El celador lo observó desapasionadamente y cerró la mirilla.

—¿Es que queréis que robe para vivir? —preguntó Paul a gritos.

—Por lo que se ve, no tienes mucho inconveniente en violar la ley —contestó el celador desde detrás de la puerta cerrada.

—¡Vete a la mierda!

Una vez más, Paul descargó el puño contra la puerta. Furioso, empezó a pasearse por la celda, maldiciendo y golpeando la puerta en sus idas y venidas. Al final, a eso de las cuatro de la tarde, después de firmar un documento en el que se comprometía a comparecer en el juzgado más adelante ese mismo mes, acusado de daños contra la propiedad, lo pusieron en libertad. Al detenerlo, iba descalzo, así que tuvo que volver a toda prisa al apartamento de su amigo para recuperar las zapatillas y después ir corriendo al trabajo. Muerto de hambre, cogió algo de la cocina y pidió al camarero de la barra que le sirviera una cerveza para aplacar los nervios. Fue entonces cuando Teddy lo vio.

—¿Quieres venir aquí a beber pero no a trabajar? —preguntó—. Estás despedido.

Sus palabras fueron un golpe devastador para Paul, que disfrutaba con el trabajo y estaba orgulloso de la creciente confianza que Teddy había depositado en él. De un tiempo a esa parte, su jefe le permitía ingresar la recaudación nocturna. Apreciaba a sus compañeros de trabajo y le gustaba el hecho de que Teddy y su mujer, Donna, los trataran más como miembros de la familia que como empleados. Además, Paul, hacía poco, se había enamorado de una camarera del restaurante llamada Sue Wink.

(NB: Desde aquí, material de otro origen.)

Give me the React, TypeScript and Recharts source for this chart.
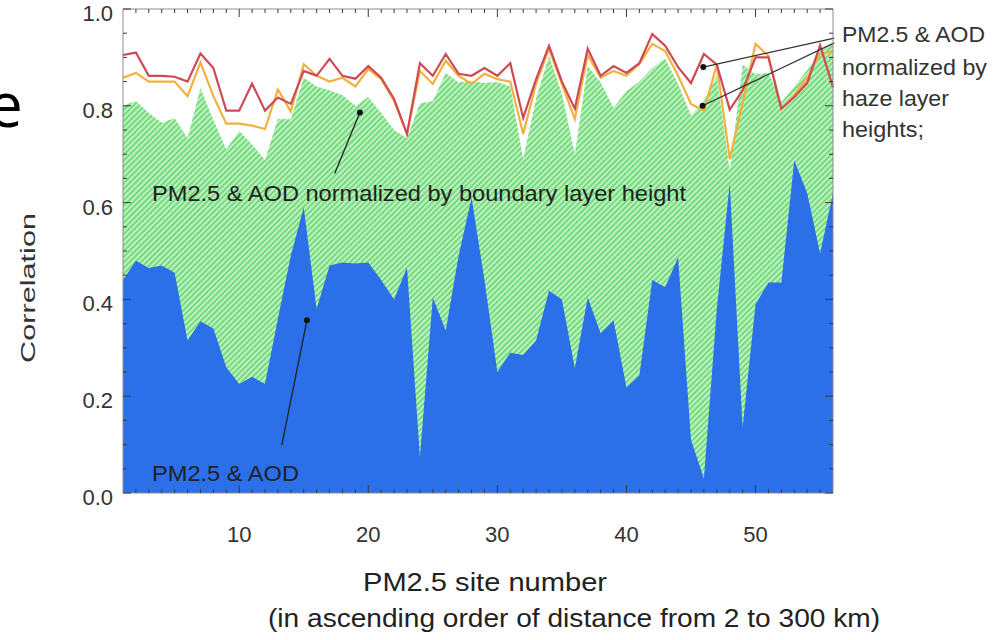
import {
  Area,
  ComposedChart,
  Line,
  ReferenceDot,
  ReferenceLine,
  XAxis,
  YAxis,
} from "recharts";

// PM2.5 sites, ordered by distance (2 to 300 km)
const siteNumbers = [
  1, 2, 3, 4, 5, 6, 7, 8, 9, 10, 11, 12, 13, 14, 15, 16, 17, 18, 19, 20,
  21, 22, 23, 24, 25, 26, 27, 28, 29, 30, 31, 32, 33, 34, 35, 36, 37, 38, 39, 40,
  41, 42, 43, 44, 45, 46, 47, 48, 49, 50, 51, 52, 53, 54, 55, 56,
];

// PM2.5 & AOD (blue)
const aodCorr = [
  0.44, 0.48, 0.465, 0.47, 0.455, 0.315, 0.355, 0.34, 0.26, 0.225,
  0.24, 0.225, 0.36, 0.49, 0.59, 0.38, 0.47, 0.476, 0.474, 0.476,
  0.44, 0.4, 0.466, 0.074, 0.404, 0.336, 0.49, 0.61, 0.44, 0.25,
  0.29, 0.285, 0.315, 0.418, 0.4, 0.258, 0.404, 0.33, 0.357, 0.218,
  0.243, 0.44, 0.425, 0.487, 0.11, 0.03, 0.38, 0.64, 0.136, 0.39,
  0.435, 0.435, 0.687, 0.62, 0.495, 0.62,
];

// normalized by boundary layer height (hatched green)
const blhCorr = [
  0.8, 0.81, 0.785, 0.765, 0.775, 0.733, 0.837, 0.77, 0.71, 0.748,
  0.72, 0.688, 0.773, 0.772, 0.858, 0.84, 0.832, 0.822, 0.8, 0.818,
  0.785, 0.75, 0.733, 0.805, 0.81, 0.868, 0.848, 0.852, 0.847, 0.849,
  0.84, 0.69, 0.815, 0.903, 0.825, 0.7, 0.882, 0.848, 0.796, 0.83,
  0.85, 0.878, 0.897, 0.845, 0.78, 0.81, 0.862, 0.666, 0.885, 0.865,
  0.868, 0.808, 0.84, 0.874, 0.912, 0.93,
];

// normalized by haze layer heights (red / orange)
const hazeCorrRed = [
  0.905, 0.91, 0.862, 0.862, 0.86, 0.85, 0.908, 0.878, 0.79, 0.79,
  0.846, 0.79, 0.817, 0.804, 0.872, 0.862, 0.897, 0.862, 0.856, 0.882,
  0.858, 0.814, 0.742, 0.888, 0.862, 0.907, 0.866, 0.862, 0.878, 0.862,
  0.888, 0.775, 0.855, 0.924, 0.85, 0.794, 0.918, 0.862, 0.882, 0.868,
  0.888, 0.948, 0.924, 0.88, 0.847, 0.907, 0.885, 0.792, 0.832, 0.9,
  0.9, 0.794, 0.818, 0.847, 0.925, 0.838,
];
const hazeCorrOrange = [
  0.858, 0.868, 0.85, 0.85, 0.85, 0.82, 0.89, 0.82, 0.763, 0.763,
  0.759, 0.752, 0.834, 0.788, 0.886, 0.862, 0.85, 0.858, 0.84, 0.876,
  0.855, 0.81, 0.742, 0.872, 0.845, 0.893, 0.862, 0.845, 0.866, 0.855,
  0.85, 0.742, 0.846, 0.918, 0.845, 0.773, 0.905, 0.858, 0.872, 0.862,
  0.887, 0.928, 0.913, 0.862, 0.804, 0.79, 0.885, 0.69, 0.806, 0.928,
  0.903, 0.794, 0.822, 0.858, 0.907, 0.913,
];

// ticks: every site gets a small tick, labelled ones are long
const xTicks = [
  2, 3, 4, 5, 6, 7, 8, 9, 10, 11, 12, 13, 14, 15, 16, 17, 18, 19, 20, 21, 22,
  23, 24, 25, 26, 27, 28, 29, 30, 31, 32, 33, 34, 35, 36, 37, 38, 39, 40, 41,
  42, 43, 44, 45, 46, 47, 48, 49, 50, 51, 52, 53, 54, 55,
];
const xMajorTicks = [10, 20, 30, 40, 50];
const yTicks = [
  0, 0.05, 0.1, 0.15, 0.2, 0.25, 0.3, 0.35, 0.4, 0.45, 0.5, 0.55, 0.6, 0.65,
  0.7, 0.75, 0.8, 0.85, 0.9, 0.95, 1.0,
];
const yMajorTicks = [0, 0.2, 0.4, 0.6, 0.8, 1.0];

const chartData = siteNumbers.map((site, i) => ({
  site,
  aod: aodCorr[i],
  blh: blhCorr[i],
  hazeRed: hazeCorrRed[i],
  hazeOrange: hazeCorrOrange[i],
}));

const FONT = '"Liberation Sans", Arial, Helvetica, sans-serif';
const BOX = "#8c8c8c";
const TICK = "#3a3a3a";
const MAJOR = 8;
const MINOR = 4;

// tick line drawn inward from the frame, label only on the labelled ticks
function BottomTick(props: any) {
  const { x, y, payload } = props;
  const major = xMajorTicks.includes(payload.value);
  return (
    <g>
      <line x1={x} x2={x} y1={y} y2={y - (major ? MAJOR : MINOR)} stroke={TICK} strokeWidth={1} />
      {major && (
        <text x={x} y={y + 49} textAnchor="middle" fontFamily={FONT} fontSize={22} fill="#333">
          {payload.value}
        </text>
      )}
    </g>
  );
}

function TopTick(props: any) {
  const { x, y, payload } = props;
  const major = xMajorTicks.includes(payload.value);
  return <line x1={x} x2={x} y1={y} y2={y + (major ? MAJOR : MINOR)} stroke={TICK} strokeWidth={1} />;
}

function LeftTick(props: any) {
  const { x, y, payload } = props;
  const major = yMajorTicks.includes(payload.value);
  return (
    <g>
      <line x1={x} x2={x + (major ? MAJOR : MINOR)} y1={y} y2={y} stroke={TICK} strokeWidth={1} />
      {major && (
        <text x={x - 10} y={y + 12} textAnchor="end" fontFamily={FONT} fontSize={22} fill="#333">
          {Number(payload.value).toFixed(1)}
        </text>
      )}
    </g>
  );
}

function RightTick(props: any) {
  const { x, y, payload } = props;
  const major = yMajorTicks.includes(payload.value);
  return <line x1={x} x2={x - (major ? MAJOR : MINOR)} y1={y} y2={y} stroke={TICK} strokeWidth={1} />;
}

export default function App() {
  return (
    <div style={{ position: "absolute", left: 0, top: 0, width: 999, height: 640, background: "#fff" }}>
      <ComposedChart
        width={999}
        height={640}
        data={chartData}
        margin={{ top: 8, right: 165, bottom: 146, left: 122 }}
      >
        <defs>
          <pattern id="hatch" patternUnits="userSpaceOnUse" width="4" height="4" patternTransform="rotate(45)">
            <rect width="4" height="4" fill="#bdf2bf" />
            <rect width="2" height="4" fill="#76db80" />
          </pattern>
        </defs>

        <XAxis
          xAxisId="x"
          dataKey="site"
          type="number"
          domain={[1, 56]}
          ticks={xTicks}
          interval={0}
          height={1}
          tickSize={0}
          tickMargin={0}
          stroke={BOX}
          tickLine={false}
          tick={<BottomTick />}
        />
        <XAxis
          xAxisId="xt"
          orientation="top"
          dataKey="site"
          type="number"
          domain={[1, 56]}
          ticks={xTicks}
          interval={0}
          height={1}
          tickSize={0}
          tickMargin={0}
          stroke={BOX}
          tickLine={false}
          tick={<TopTick />}
        />
        <YAxis
          yAxisId="y"
          type="number"
          domain={[0, 1]}
          ticks={yTicks}
          interval={0}
          width={1}
          tickSize={0}
          tickMargin={0}
          stroke={BOX}
          tickLine={false}
          tick={<LeftTick />}
        />
        <YAxis
          yAxisId="yr"
          orientation="right"
          type="number"
          domain={[0, 1]}
          ticks={yTicks}
          interval={0}
          width={1}
          tickSize={0}
          tickMargin={0}
          stroke={BOX}
          tickLine={false}
          tick={<RightTick />}
        />

        <Area
          xAxisId="x"
          yAxisId="y"
          type="linear"
          dataKey="blh"
          fill="url(#hatch)"
          fillOpacity={1}
          stroke="none"
          isAnimationActive={false}
        />
        <Area
          xAxisId="x"
          yAxisId="yr"
          type="linear"
          dataKey="aod"
          fill="#2b6fe9"
          fillOpacity={1}
          stroke="none"
          isAnimationActive={false}
        />
        <Line
          xAxisId="xt"
          yAxisId="y"
          type="linear"
          dataKey="hazeOrange"
          stroke="#f2b13f"
          strokeWidth={2.2}
          dot={false}
          isAnimationActive={false}
        />
        <Line
          xAxisId="xt"
          yAxisId="yr"
          type="linear"
          dataKey="hazeRed"
          stroke="#cf4a57"
          strokeWidth={2.2}
          dot={false}
          isAnimationActive={false}
        />

        <ReferenceLine
          xAxisId="x"
          yAxisId="y"
          segment={[{ x: 17.4, y: 0.66 }, { x: 19.35, y: 0.786 }]}
          stroke="#222"
          strokeWidth={1.3}
          ifOverflow="visible"
        />
        <ReferenceDot xAxisId="x" yAxisId="y" x={19.35} y={0.786} r={3} fill="#111" stroke="none" ifOverflow="visible" />
        <ReferenceLine
          xAxisId="x"
          yAxisId="y"
          segment={[{ x: 13.3, y: 0.099 }, { x: 15.25, y: 0.357 }]}
          stroke="#222"
          strokeWidth={1.3}
          ifOverflow="visible"
        />
        <ReferenceDot xAxisId="x" yAxisId="y" x={15.25} y={0.357} r={3} fill="#111" stroke="none" ifOverflow="visible" />
        <ReferenceLine
          xAxisId="x"
          yAxisId="y"
          segment={[{ x: 56.1, y: 0.94 }, { x: 45.95, y: 0.88 }]}
          stroke="#333"
          strokeWidth={1.2}
          ifOverflow="visible"
        />
        <ReferenceDot xAxisId="x" yAxisId="y" x={45.95} y={0.88} r={3} fill="#111" stroke="none" ifOverflow="visible" />
        <ReferenceLine
          xAxisId="x"
          yAxisId="y"
          segment={[{ x: 56.1, y: 0.93 }, { x: 45.9, y: 0.8 }]}
          stroke="#333"
          strokeWidth={1.2}
          ifOverflow="visible"
        />
        <ReferenceDot xAxisId="x" yAxisId="y" x={45.9} y={0.8} r={3} fill="#111" stroke="none" ifOverflow="visible" />
      </ComposedChart>

      <svg
        width={999}
        height={640}
        style={{ position: "absolute", left: 0, top: 0, pointerEvents: "none" }}
        fontFamily={FONT}
      >
        <text x={-12} y={127} fontSize={62} fontFamily='"Open Sans", "Noto Sans", sans-serif' fill="#000">
          e
        </text>
        <text
          x={35}
          y={288}
          transform="rotate(-90 35 288)"
          textAnchor="middle"
          fontSize={21}
          fill="#333"
          textLength={150}
          lengthAdjust="spacingAndGlyphs"
        >
          Correlation
        </text>
        <text x={485} y={591} textAnchor="middle" fontSize={26} fill="#222" textLength={244} lengthAdjust="spacingAndGlyphs">
          PM2.5 site number
        </text>
        <text x={574} y={627} textAnchor="middle" fontSize={26} fill="#222" textLength={612} lengthAdjust="spacingAndGlyphs">
          (in ascending order of distance from 2 to 300 km)
        </text>
        <text x={152} y={201} fontSize={22} fill="#222" textLength={534} lengthAdjust="spacingAndGlyphs">
          PM2.5 &amp; AOD normalized by boundary layer height
        </text>
        <text x={152} y={481} fontSize={22} fill="#222" textLength={147} lengthAdjust="spacingAndGlyphs">
          PM2.5 &amp; AOD
        </text>
        <text x={842} y={42} fontSize={22} fill="#333" textLength={143} lengthAdjust="spacingAndGlyphs">
          PM2.5 &amp; AOD
        </text>
        <text x={842} y={75} fontSize={22} fill="#333" textLength={145} lengthAdjust="spacingAndGlyphs">
          normalized by
        </text>
        <text x={842} y={106} fontSize={22} fill="#333" textLength={107} lengthAdjust="spacingAndGlyphs">
          haze layer
        </text>
        <text x={842} y={137} fontSize={22} fill="#333" textLength={82} lengthAdjust="spacingAndGlyphs">
          heights;
        </text>
      </svg>
    </div>
  );
}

Al día siguiente, regresó a la comisaría para prestar declaración. Se ofreció a pagar los daños si la policía lo dejaba ir sin cargos, pero para entonces tenían ya una copia de sus antecedentes penales y le preguntaron si podía ayudarlos con ciertos robos ocurridos en los últimos meses.

—Claro —mintió Paul—, pero no sé de nadie que se dedique a la mercancía robada. Si me entero de algo, se lo haré saber.

Se marchó de la comisaría preguntándose cómo la policía podía ser tan tonta como para pensar que delataría a otro hombre. Y aunque Grande Prairie se había convertido en el único hogar que había conocido desde que vagaba por el país, supo que no le quedaba más remedio que hacerse otra vez a la carretera.